For each pixel format and radius, 10 runs.
Implementations:
- Single pass
- Single pass with linear sampling
- Double pass
- Double pass with linear sampling
- Optimized double pass:
  - 1, 2, 4, 8, 12, 16, 24, 32 elements per iteration as part of the loop unrolling.
- MPSImageBox
In total: 63 (radii) x 3 (pixel formats) x 13 (implementations) x 10 (runs) = 24570 executions.
Raw data: stats.csv Google SpreadSheet

Results

Single pass and double pass are slow:
- Both execution times are tied to the radius.
- Single pass takes more than 1,5 seconds for larger radii (> 58).
- The linear sampling versions are faster:
  - Linear sampling for the single pass can speedup more than 4x.
  - Linear sampling for the double pass can speedup up to 2x.
- The double pass seems not to be heavily penalized by the intermediate texture pixel format, slowing down of a few milliseconds when using RGBA32Float.
The MPSImageBox runs stable in 3.1 - 3.4 ms, internally, it uses an intermediate buffer of format RGBA32Float .
The fast double pass (loop unrolling + accumulation) is faster than the previous implementations and, for some pixels per items (1, 2, 4, 8), is even faster than MPSImageBox.

RGBA8 intermediate texture pixel format.

Fast double pass implementations processing more than 8 pixels per iteration are slower than the other, worth trying anyway.
fast_double_pass_x8 is the winner in every run:
- 1.3ms using RGBA8 intermediate texture.
- 1.8ms using RGBA16 intermediate texture.
- 3ms using RGBA32 intermediate texture.
In any case, fast_double_pass_x2, fast_double_pass_x4, fast_double_pass_x8 are faster than MPS, even when using RGBA32 as pixel format of the intermediate texture.

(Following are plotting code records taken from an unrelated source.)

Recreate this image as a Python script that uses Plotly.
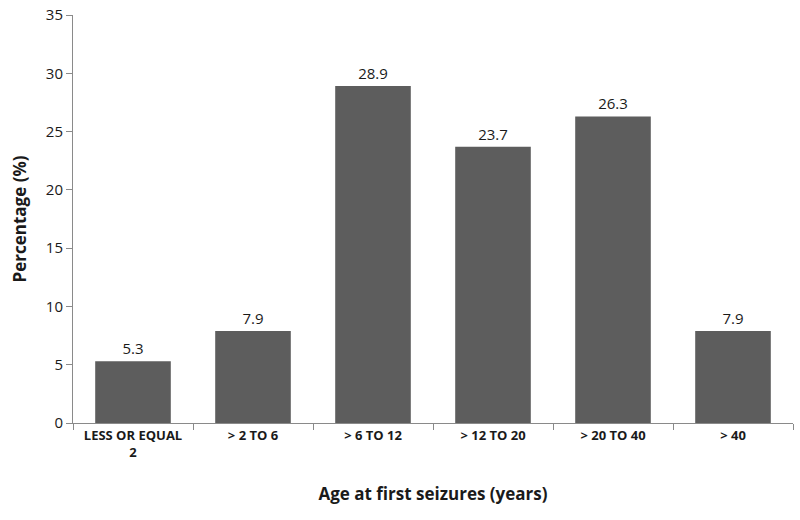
import plotly.graph_objects as go

categories = ["LESS OR EQUAL<br>2", "> 2 TO 6", "> 6 TO 12", "> 12 TO 20", "> 20 TO 40", "> 40"]
values = [5.3, 7.9, 28.9, 23.7, 26.3, 7.9]
labels = ["5.3", "7.9", "28.9", "23.7", "26.3", "7.9"]

fig = go.Figure(go.Bar(
    x=categories, y=values, text=labels, textposition="outside",
    marker=dict(color="#5d5d5d", line=dict(width=0)),
    textfont=dict(size=15, color="#1a1a1a", family="Open Sans"),
    cliponaxis=False, width=0.63,
))

fig.update_layout(
    width=800, height=520,
    margin=dict(l=73, r=7, t=15, b=97),
    paper_bgcolor="white", plot_bgcolor="white",
    font=dict(family="Open Sans", color="#1a1a1a"),
    showlegend=False,
    xaxis=dict(
        automargin=False,
        showline=True, linecolor="#8a8a8a", linewidth=1,
        ticks="outside", tickson="boundaries", ticklen=6, tickcolor="#8a8a8a",
        tickfont=dict(size=13, family="Open Sans", weight="bold"),
        title=dict(text="<b>Age at first seizures (years)</b>", font=dict(size=17), standoff=28),
    ),
    yaxis=dict(
        automargin=False,
        range=[0, 35], dtick=5, showgrid=False, zeroline=False,
        showline=True, linecolor="#8a8a8a", linewidth=1,
        ticks="outside", ticklen=6, tickcolor="#8a8a8a",
        tickfont=dict(size=15, family="Open Sans"),
        title=dict(text="<b>Percentage (%)</b>", font=dict(size=17), standoff=14),
    ),
)

fig.write_html("out.html", config={"displayModeBar": False},
               post_script="document.body.style.margin='0';")
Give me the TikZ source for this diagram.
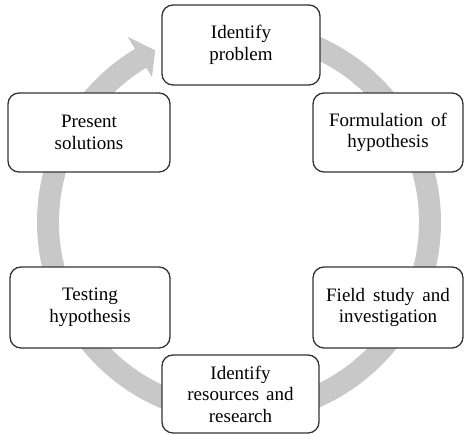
\documentclass[tikz,border=0pt]{standalone}
\usepackage{fontspec}
\setmainfont{Liberation Serif}
\usetikzlibrary{calc}
\definecolor{ringgray}{HTML}{C8C8C8}
\definecolor{boxline}{HTML}{333333}
\begin{document}
\begin{tikzpicture}[x=1pt,y=1pt,
  stepbox/.style={draw=boxline, line width=1.3pt, fill=white, rounded corners=11pt,
    align=center, inner sep=0pt, font=\fontsize{19}{21.5}\selectfont},
]
\useasboundingbox (0,0) rectangle (464,435);
% ring arrow
\begin{scope}[shift={(239,213)}]
\fill[ringgray] (90:202) arc[start angle=90,end angle=-239,radius=202]
  -- (-239:216) -- (-244:191) -- (-239:169) -- (-239:180)
  arc[start angle=-239,end angle=90,radius=180] -- cycle;
\end{scope}
% boxes
\node[stepbox, minimum width=158, minimum height=80] (n1) at (241,390) {Identify\\problem};
\node[stepbox, minimum width=150, minimum height=79] (n2) at (388,302.5) {Formulation\hspace{8pt}of\\hypothesis};
\node[stepbox, minimum width=150, minimum height=81] (n3) at (388,127.5) {Field\hspace{8pt}study\hspace{8pt}and\\investigation};
\node[stepbox, minimum width=157, minimum height=78] (n4) at (240.5,41) {Identify\\resources\hspace{7pt}and\\research};
\node[stepbox, minimum width=160, minimum height=81] (n5) at (90,127.5) {Testing\\hypothesis};
\node[stepbox, minimum width=162, minimum height=79] (n6) at (89,302.5) {Present\\solutions};
\end{tikzpicture}
\end{document}
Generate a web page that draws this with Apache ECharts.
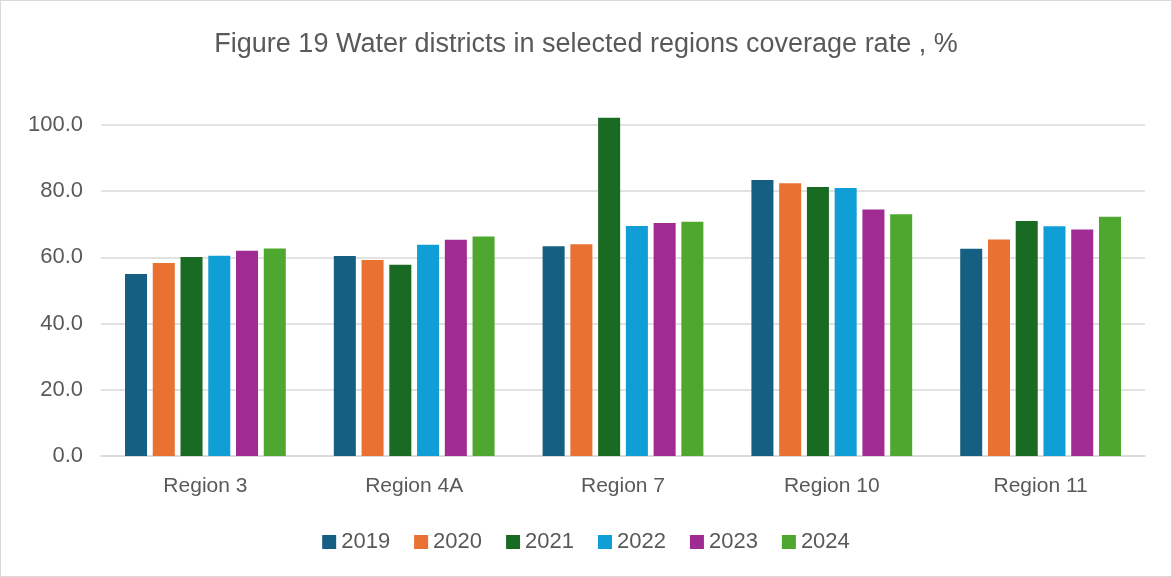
<!DOCTYPE html>
<html><head><meta charset="utf-8">
<script src="https://cdn.jsdelivr.net/npm/echarts@6/dist/echarts.min.js"></script>
<style>html,body{margin:0;padding:0;background:#fff}#c{width:1170px;height:575px;border:1px solid #d9d9d9}</style>
</head><body><div id="c"></div>
<script>
const categories = ['Region 3','Region 4A','Region 7','Region 10','Region 11'];
const years = ['2019','2020','2021','2022','2023','2024'];
const v2019 = [55.0, 60.4, 63.4, 83.4, 62.6];
const v2020 = [58.3, 59.2, 64.0, 82.4, 65.4];
const v2021 = [60.1, 57.8, 102.2, 81.3, 71.0];
const v2022 = [60.5, 63.8, 69.5, 81.0, 69.4];
const v2023 = [62.0, 65.3, 70.4, 74.5, 68.4];
const v2024 = [62.7, 66.3, 70.8, 73.0, 72.3];
const yTicks = [0,20,40,60,80,100];
const colors = ['#156082','#E97132','#196B24','#0F9ED5','#A02B93','#4EA72E'];
const all = [v2019,v2020,v2021,v2022,v2023,v2024];
const font = 'Liberation Sans, Arial, sans-serif';
const chart = echarts.init(document.getElementById('c'));
chart.setOption({
  animation:false,
  title:{text:'Figure 19 Water districts in selected regions coverage rate , %',left:'center',top:25,
    textStyle:{fontFamily:font,fontSize:27,fontWeight:'normal',color:'#595959'}},
  legend:{top:525,left:'center',itemWidth:14,itemHeight:14,itemGap:24,icon:'rect',
    textStyle:{fontFamily:font,fontSize:22,color:'#595959'}},
  grid:{left:100,right:26,top:124,bottom:120,containLabel:false},
  xAxis:{type:'category',data:categories,
    axisLine:{lineStyle:{color:'#d9d9d9',width:1.5}},axisTick:{show:false},
    axisLabel:{fontFamily:font,fontSize:21,color:'#595959',margin:20}},
  yAxis:{type:'value',min:yTicks[0],max:yTicks[yTicks.length-1],interval:20,
    axisLine:{show:false},axisTick:{show:false},
    splitLine:{lineStyle:{color:'#d9d9d9',width:1.5}},
    axisLabel:{fontFamily:font,fontSize:22,color:'#595959',margin:18,formatter:v=>v.toFixed(1)}},
  series: years.map((y,i)=>({name:y,type:'bar',data:all[i],clip:false,
    barGap:'26%',barCategoryGap:'23%',itemStyle:{color:colors[i]}}))
});
</script></body></html>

RGBA8 intermediate texture pixel format.

In the worst case, when using RGBA32, we’re performing close to MPS, which was the original intent 🎉

Do’s and Don’ts

Let the sampler sample:
- You can halve the number of texture sample required by using a linear filter instead of the nearest pixel.
- The sampler gives you for free different way to handle edges: clamp to edge, mirror, or clamp to zero. There is no need to handle it manually in the kernel.
Less threads with more workload are better and faster then a lot of threads with very small workload for this algorithm.
Sampling textures by columns or rows is practically the same, with little or no penalty involved. This is due to tiled memory of Apple Silicon GPUs, might not be the same on other architectures and for sure for linear device memory (buffer).
Threadgroup memory is slower than sampling the texture for this algorithm.
Coalescing reads and writes using loop unrolling really improves performance.